[SOURCE MATERIAL]
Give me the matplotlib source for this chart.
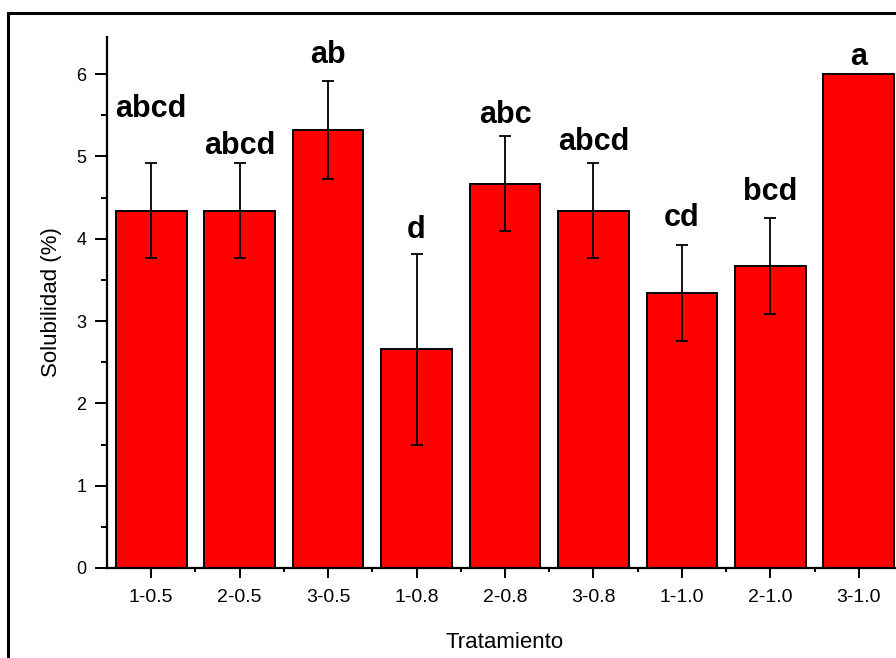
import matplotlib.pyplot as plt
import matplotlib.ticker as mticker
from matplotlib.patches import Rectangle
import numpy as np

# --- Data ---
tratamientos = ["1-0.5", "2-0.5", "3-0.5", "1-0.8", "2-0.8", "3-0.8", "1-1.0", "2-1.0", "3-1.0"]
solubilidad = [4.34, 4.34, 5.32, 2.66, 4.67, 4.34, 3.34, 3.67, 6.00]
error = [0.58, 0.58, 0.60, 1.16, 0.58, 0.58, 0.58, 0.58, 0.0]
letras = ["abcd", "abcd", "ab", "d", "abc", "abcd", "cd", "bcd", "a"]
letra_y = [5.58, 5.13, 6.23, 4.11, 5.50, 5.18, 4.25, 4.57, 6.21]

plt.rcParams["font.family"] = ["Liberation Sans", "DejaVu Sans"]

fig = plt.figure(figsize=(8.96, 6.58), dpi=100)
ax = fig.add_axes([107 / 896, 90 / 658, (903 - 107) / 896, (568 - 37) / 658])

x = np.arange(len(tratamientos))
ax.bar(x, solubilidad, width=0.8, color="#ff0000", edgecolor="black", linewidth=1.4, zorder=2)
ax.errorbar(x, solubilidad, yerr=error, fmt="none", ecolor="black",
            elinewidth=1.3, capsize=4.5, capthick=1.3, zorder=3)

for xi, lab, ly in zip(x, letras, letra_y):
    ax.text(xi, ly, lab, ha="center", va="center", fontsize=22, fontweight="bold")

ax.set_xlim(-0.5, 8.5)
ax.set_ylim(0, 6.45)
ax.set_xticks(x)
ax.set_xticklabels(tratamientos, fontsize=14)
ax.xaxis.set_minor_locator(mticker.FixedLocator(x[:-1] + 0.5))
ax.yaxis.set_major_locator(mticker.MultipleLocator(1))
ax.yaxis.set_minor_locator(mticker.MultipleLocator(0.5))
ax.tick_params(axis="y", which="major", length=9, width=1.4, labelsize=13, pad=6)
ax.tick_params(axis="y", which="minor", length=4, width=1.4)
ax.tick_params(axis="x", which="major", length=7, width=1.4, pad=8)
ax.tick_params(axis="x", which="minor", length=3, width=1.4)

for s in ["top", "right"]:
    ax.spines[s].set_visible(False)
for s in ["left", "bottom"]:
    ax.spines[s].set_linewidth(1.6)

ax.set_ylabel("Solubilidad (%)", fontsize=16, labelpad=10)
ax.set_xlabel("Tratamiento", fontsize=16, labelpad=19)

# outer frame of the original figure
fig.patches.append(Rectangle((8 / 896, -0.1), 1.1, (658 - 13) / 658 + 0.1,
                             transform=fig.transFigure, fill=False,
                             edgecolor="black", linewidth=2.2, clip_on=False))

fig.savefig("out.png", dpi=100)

[REQUIREMENT]
For each line in the data above that contains the string "matplotlib", extract the line.

[THE SOLUTION]
Give me the matplotlib source for this chart.
import matplotlib.pyplot as plt
import matplotlib.ticker as mticker
from matplotlib.patches import Rectangle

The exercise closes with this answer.